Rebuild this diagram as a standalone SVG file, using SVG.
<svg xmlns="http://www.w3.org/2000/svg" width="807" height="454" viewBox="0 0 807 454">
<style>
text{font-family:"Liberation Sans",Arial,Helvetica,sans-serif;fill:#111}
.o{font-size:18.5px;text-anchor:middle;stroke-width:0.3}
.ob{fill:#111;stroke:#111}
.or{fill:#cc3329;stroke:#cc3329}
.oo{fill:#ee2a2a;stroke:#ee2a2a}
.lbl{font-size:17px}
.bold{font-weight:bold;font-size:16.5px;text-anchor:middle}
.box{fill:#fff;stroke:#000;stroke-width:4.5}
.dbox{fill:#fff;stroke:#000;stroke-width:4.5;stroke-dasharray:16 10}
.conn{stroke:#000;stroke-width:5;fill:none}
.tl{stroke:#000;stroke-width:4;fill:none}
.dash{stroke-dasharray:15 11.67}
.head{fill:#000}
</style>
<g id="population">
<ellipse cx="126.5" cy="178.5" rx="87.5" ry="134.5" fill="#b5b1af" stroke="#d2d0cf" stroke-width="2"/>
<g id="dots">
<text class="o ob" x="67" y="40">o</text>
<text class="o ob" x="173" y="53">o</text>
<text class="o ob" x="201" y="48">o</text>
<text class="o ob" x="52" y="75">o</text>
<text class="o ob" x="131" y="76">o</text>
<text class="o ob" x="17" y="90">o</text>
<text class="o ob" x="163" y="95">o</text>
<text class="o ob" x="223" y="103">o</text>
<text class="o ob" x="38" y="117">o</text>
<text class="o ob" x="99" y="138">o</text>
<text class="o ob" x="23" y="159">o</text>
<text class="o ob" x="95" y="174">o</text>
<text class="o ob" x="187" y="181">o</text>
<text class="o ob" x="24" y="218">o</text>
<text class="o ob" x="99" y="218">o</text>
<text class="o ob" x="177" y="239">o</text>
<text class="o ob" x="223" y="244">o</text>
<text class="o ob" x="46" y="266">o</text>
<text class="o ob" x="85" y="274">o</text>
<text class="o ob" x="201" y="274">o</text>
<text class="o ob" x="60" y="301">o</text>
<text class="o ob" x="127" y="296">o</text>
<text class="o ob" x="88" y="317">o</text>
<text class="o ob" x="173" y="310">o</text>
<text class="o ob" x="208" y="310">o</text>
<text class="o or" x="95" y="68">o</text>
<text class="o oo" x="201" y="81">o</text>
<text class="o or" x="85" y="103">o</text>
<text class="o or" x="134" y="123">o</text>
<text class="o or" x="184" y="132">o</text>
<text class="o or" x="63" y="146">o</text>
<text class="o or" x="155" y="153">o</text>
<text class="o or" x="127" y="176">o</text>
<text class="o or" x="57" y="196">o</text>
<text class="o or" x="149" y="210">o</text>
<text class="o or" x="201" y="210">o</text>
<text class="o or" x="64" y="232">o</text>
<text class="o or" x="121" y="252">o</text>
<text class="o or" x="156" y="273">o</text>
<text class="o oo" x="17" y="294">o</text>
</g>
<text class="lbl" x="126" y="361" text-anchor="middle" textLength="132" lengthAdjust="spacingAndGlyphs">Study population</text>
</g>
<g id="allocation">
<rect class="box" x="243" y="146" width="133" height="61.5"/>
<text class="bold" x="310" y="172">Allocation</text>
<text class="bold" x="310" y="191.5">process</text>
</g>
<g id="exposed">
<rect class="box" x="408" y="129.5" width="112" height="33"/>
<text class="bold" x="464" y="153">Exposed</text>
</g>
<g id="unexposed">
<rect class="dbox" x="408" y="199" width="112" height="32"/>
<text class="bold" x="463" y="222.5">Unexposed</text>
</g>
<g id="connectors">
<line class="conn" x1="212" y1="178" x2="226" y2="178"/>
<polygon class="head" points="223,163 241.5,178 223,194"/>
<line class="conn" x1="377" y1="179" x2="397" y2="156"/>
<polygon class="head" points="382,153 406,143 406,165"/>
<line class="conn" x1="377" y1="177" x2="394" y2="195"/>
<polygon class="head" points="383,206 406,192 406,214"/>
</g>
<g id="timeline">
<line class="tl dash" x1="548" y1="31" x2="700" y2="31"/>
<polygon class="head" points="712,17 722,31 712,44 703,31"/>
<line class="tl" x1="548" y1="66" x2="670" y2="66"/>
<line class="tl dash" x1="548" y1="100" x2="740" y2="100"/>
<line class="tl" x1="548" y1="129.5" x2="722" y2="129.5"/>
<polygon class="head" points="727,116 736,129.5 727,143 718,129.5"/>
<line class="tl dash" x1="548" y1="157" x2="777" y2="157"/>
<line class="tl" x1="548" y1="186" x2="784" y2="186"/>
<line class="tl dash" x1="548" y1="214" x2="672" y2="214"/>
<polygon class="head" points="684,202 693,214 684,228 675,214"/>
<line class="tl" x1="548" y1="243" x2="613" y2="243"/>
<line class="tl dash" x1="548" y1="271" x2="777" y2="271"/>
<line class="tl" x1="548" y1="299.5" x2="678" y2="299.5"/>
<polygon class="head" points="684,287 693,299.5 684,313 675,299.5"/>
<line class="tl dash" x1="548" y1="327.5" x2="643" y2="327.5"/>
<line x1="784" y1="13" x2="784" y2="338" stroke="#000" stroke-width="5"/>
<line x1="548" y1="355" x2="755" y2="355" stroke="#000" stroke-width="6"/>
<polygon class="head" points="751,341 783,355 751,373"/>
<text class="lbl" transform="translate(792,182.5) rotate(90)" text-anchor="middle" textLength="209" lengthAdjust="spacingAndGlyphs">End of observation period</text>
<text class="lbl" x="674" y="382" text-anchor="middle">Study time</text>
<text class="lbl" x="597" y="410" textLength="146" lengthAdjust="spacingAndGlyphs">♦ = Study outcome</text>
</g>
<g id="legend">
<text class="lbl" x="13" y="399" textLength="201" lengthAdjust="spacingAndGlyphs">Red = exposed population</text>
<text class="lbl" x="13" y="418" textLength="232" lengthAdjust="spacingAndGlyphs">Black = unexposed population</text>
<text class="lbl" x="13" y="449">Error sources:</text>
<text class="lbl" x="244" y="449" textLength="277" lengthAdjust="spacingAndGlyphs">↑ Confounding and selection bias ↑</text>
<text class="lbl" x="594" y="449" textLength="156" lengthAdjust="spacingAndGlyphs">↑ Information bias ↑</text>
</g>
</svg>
* * *
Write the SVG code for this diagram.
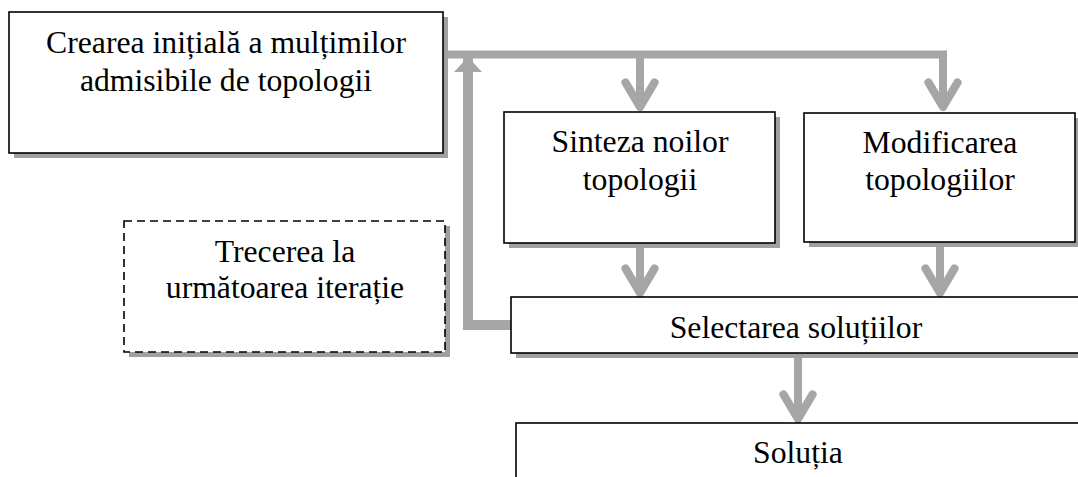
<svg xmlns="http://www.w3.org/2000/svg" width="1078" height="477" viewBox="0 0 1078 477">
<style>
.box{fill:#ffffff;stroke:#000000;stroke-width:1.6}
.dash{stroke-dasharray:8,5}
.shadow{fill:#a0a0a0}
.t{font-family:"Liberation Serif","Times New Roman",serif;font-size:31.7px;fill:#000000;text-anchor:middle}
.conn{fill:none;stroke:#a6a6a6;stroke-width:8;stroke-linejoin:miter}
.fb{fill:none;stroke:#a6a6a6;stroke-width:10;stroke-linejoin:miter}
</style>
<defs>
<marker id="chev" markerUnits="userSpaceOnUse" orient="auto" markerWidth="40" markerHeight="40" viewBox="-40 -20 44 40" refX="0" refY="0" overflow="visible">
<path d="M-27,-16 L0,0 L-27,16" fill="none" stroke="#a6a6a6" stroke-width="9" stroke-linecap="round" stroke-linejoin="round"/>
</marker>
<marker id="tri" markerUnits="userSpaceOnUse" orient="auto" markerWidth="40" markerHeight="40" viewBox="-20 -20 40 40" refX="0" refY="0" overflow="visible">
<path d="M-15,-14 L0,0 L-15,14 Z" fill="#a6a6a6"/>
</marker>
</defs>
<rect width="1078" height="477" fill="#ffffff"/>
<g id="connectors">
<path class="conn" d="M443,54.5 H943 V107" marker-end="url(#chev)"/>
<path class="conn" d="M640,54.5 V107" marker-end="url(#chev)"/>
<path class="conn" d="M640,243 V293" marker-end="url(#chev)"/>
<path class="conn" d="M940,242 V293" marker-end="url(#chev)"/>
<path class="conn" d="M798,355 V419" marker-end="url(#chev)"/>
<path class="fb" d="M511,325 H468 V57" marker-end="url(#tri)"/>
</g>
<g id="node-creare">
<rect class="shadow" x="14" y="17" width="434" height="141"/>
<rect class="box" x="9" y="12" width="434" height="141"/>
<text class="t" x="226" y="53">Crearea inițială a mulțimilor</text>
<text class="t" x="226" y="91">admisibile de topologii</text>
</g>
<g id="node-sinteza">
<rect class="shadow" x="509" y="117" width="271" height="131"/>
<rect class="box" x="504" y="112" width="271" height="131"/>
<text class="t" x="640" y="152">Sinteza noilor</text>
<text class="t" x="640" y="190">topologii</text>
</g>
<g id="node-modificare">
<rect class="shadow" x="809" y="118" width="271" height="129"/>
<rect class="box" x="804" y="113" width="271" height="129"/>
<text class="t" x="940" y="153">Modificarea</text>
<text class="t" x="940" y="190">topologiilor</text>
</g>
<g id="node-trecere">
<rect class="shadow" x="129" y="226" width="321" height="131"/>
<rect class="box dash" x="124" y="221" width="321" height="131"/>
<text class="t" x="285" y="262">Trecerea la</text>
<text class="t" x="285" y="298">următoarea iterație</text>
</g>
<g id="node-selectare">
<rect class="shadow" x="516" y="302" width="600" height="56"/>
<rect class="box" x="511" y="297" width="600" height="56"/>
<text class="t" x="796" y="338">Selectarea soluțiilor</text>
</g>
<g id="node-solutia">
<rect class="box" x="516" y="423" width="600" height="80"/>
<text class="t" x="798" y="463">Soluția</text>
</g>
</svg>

__Directive__
List each line of the entries that holds the string "diagram".

__Exercise result__
Rebuild this diagram as a standalone SVG file, using SVG.
Write the SVG code for this diagram.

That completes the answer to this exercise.